Friday, August 19, 2005

Rockets in Jordan

Attackers fired at least three rockets from Jordan early Friday, with one narrowly missing a docked U.S. Navy ship and killing a Jordanian soldier. It was the most serious militant attack on the Navy since the USS Cole was bombed in 2000.

Another rocket fell close to a nearby airport in neighboring Israel, officials said. Jordanian and Israeli authorities said militants fired the Katyusha rockets from a warehouse in the Jordanian Red Sea port of Aqaba.

A group linked to al-Qaida claimed responsibility in an Internet statement.

[...]

The [USS] Ashland and another vessel later sailed out of port as a result of the attacks, Brown said.

[...]

The attacks come amid a time of tension in the region marked by Israel's withdrawal from the Palestinian Gaza Strip and the Egyptian attacks. Islamic extremists have long criticized Jordan's U.S.-allied moderate government for its peace treaty with Israel and close ties with the West.

[...]

Navy Cmdr. Jeff Breslau said security measures employed by the Navy after the October 2000 attack on the USS Cole in Yemen that killed 17 sailors were in place in Jordan.

  SF Gate article

Does that mean we're not able to protect our ships?

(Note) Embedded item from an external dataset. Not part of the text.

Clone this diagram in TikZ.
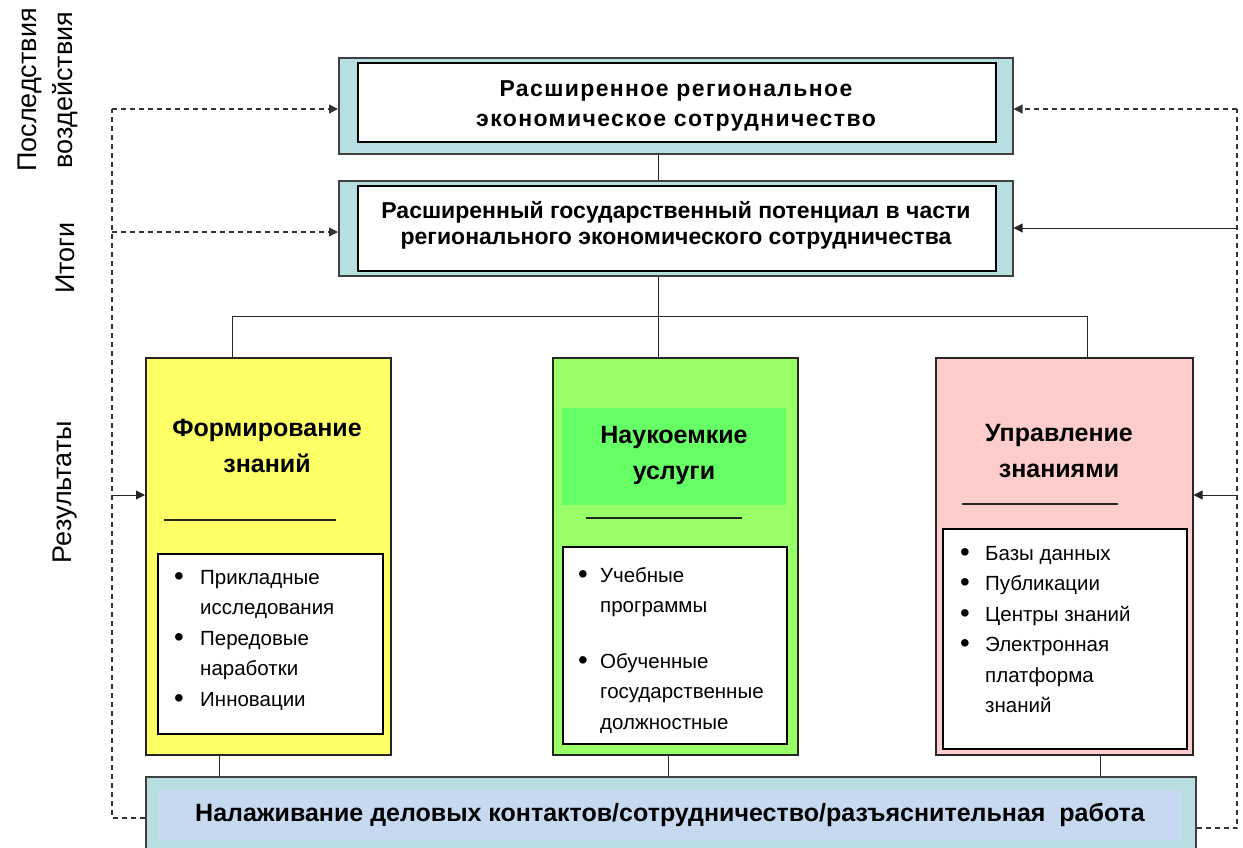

Bob quotes a NY Times editorial that reminds us of Gaza's history...
Without denying the genuine grief of many of the protesters, it's perhaps helpful to do a historical reality check. Gaza, a 25-mile-long, 6-mile-wide strip of land, was part of Mandatory Palestine, which was ruled by the British after the fall of the Ottoman Empire. It was never part of the Zionist state intended by the United Nations partition plan that led to the establishment of Israel in 1948. At that point, five Arab nations immediately attacked the new nation, but Gaza wasn't even part of the territory Israel got in signing truces in 1949. It became the home of hundreds of thousands of Palestinians fleeing Israel, and Israel's armistice with Egypt in 1949 put it under Egyptian rule.

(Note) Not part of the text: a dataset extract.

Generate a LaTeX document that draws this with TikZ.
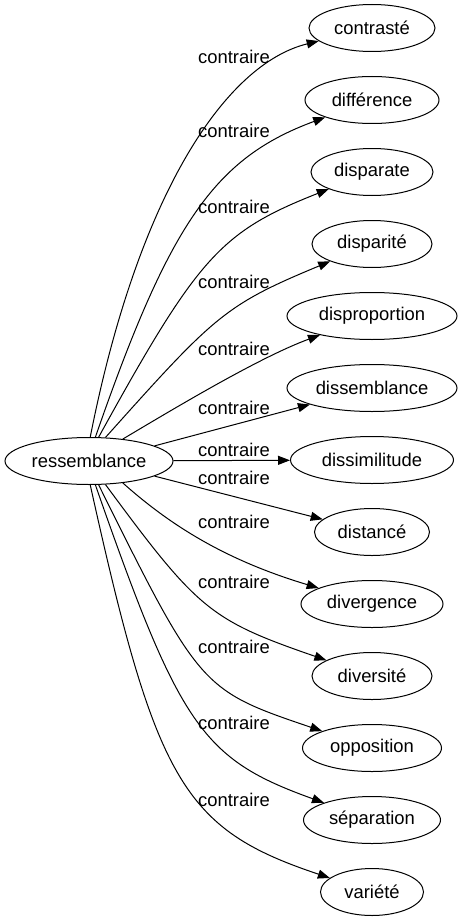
\documentclass[tikz,border=0pt]{standalone}
\usepackage{fontspec}
\setmainfont{Liberation Sans}
\usetikzlibrary{arrows.meta,shapes.geometric}
\begin{document}
\begin{tikzpicture}[x=1pt,y=-1pt,
  ent/.style={draw, ellipse, minimum height=47pt, inner sep=0pt, line width=1pt,
    font=\fontsize{18.4}{20}\selectfont},
  rel/.style={font=\fontsize{18.4}{20}\selectfont, inner sep=0pt},
  conn/.style={draw, line width=1pt, -{Triangle[length=12pt,width=9pt]}}
]
\useasboundingbox (0,0) rectangle (461,923);
% nodes
\node[ent, minimum width=168pt] (src) at (89,461) {ressemblance};
\node[ent, minimum width=126pt] (t1)  at (372,28)  {contrasté};
\node[ent, minimum width=134pt] (t2)  at (372,100) {différence};
\node[ent, minimum width=122pt] (t3)  at (372,172) {disparate};
\node[ent, minimum width=120pt] (t4)  at (372,244) {disparité};
\node[ent, minimum width=170pt] (t5)  at (372,316) {disproportion};
\node[ent, minimum width=170pt] (t6)  at (372,388) {dissemblance};
\node[ent, minimum width=163pt] (t7)  at (372,460) {dissimilitude};
\node[ent, minimum width=115pt] (t8)  at (372,532) {distancé};
\node[ent, minimum width=142pt] (t9)  at (372,604) {divergence};
\node[ent, minimum width=120pt] (t10) at (372,676) {diversité};
\node[ent, minimum width=139pt] (t11) at (372,748) {opposition};
\node[ent, minimum width=137pt] (t12) at (372,820) {séparation};
\node[ent, minimum width=103pt] (t13) at (372,892) {variété};
% connectors
\path[conn] (src.87) .. controls (138,195) and (225,64) .. (t1);
\path[conn] (src.75) .. controls (170,222) and (215,158) .. (t2);
\path[conn] (src.68) .. controls (198,257) and (220,232) .. (t3);
\path[conn] (src.55) .. controls (215,315) and (225,305) .. (t4);
\path[conn] (src.33) .. controls (175,408) and (260,357) .. (t5);
\path[conn] (src.13) -- (t6);
\path[conn] (src) -- (t7);
\path[conn] (src.-13) -- (t8);
\path[conn] (src.-33) .. controls (170,525) and (225,560) .. (t9);
\path[conn] (src.-55) .. controls (198,610) and (210,620) .. (t10);
\path[conn] (src.-68) .. controls (200,689) and (201,690) .. (t11);
\path[conn] (src.-75) .. controls (180,727) and (202,759) .. (t12);
\path[conn] (src.-87) .. controls (156,782) and (183,829) .. (t13);
% labels
\node[rel] (l1)  at (234,57)  {contraire};
\node[rel] (l2)  at (234,131) {contraire};
\node[rel] (l3)  at (234,207) {contraire};
\node[rel] (l4)  at (234,282) {contraire};
\node[rel] (l5)  at (234,349) {contraire};
\node[rel] (l6)  at (234,408) {contraire};
\node[rel] (l7)  at (234,450) {contraire};
\node[rel] (l8)  at (234,478) {contraire};
\node[rel] (l9)  at (234,522) {contraire};
\node[rel] (l10) at (234,582) {contraire};
\node[rel] (l11) at (234,647) {contraire};
\node[rel] (l12) at (234,723) {contraire};
\node[rel] (l13) at (234,800) {contraire};
\end{tikzpicture}
\end{document}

In the 1967 Israeli-Arab war, Israel captured Gaza and the Sinai Peninsula from Egypt, along with the West Bank (from Jordan) and the Golan Heights (from Syria). Israel returned the Sinai to Egypt after making peace, but kept control of Gaza. A second agreement called for negotiating eventual Palestinian autonomy there.

Gaza represents the worst side of Israel's settlement movement. The densely populated strip is home to 1.3 million Palestinians - most of them refugees, or offspring of refugees. Each square mile of Palestinian land holds, on average, about 14,000 people. Until this week, the Jewish settlers occupied 33 percent of the land.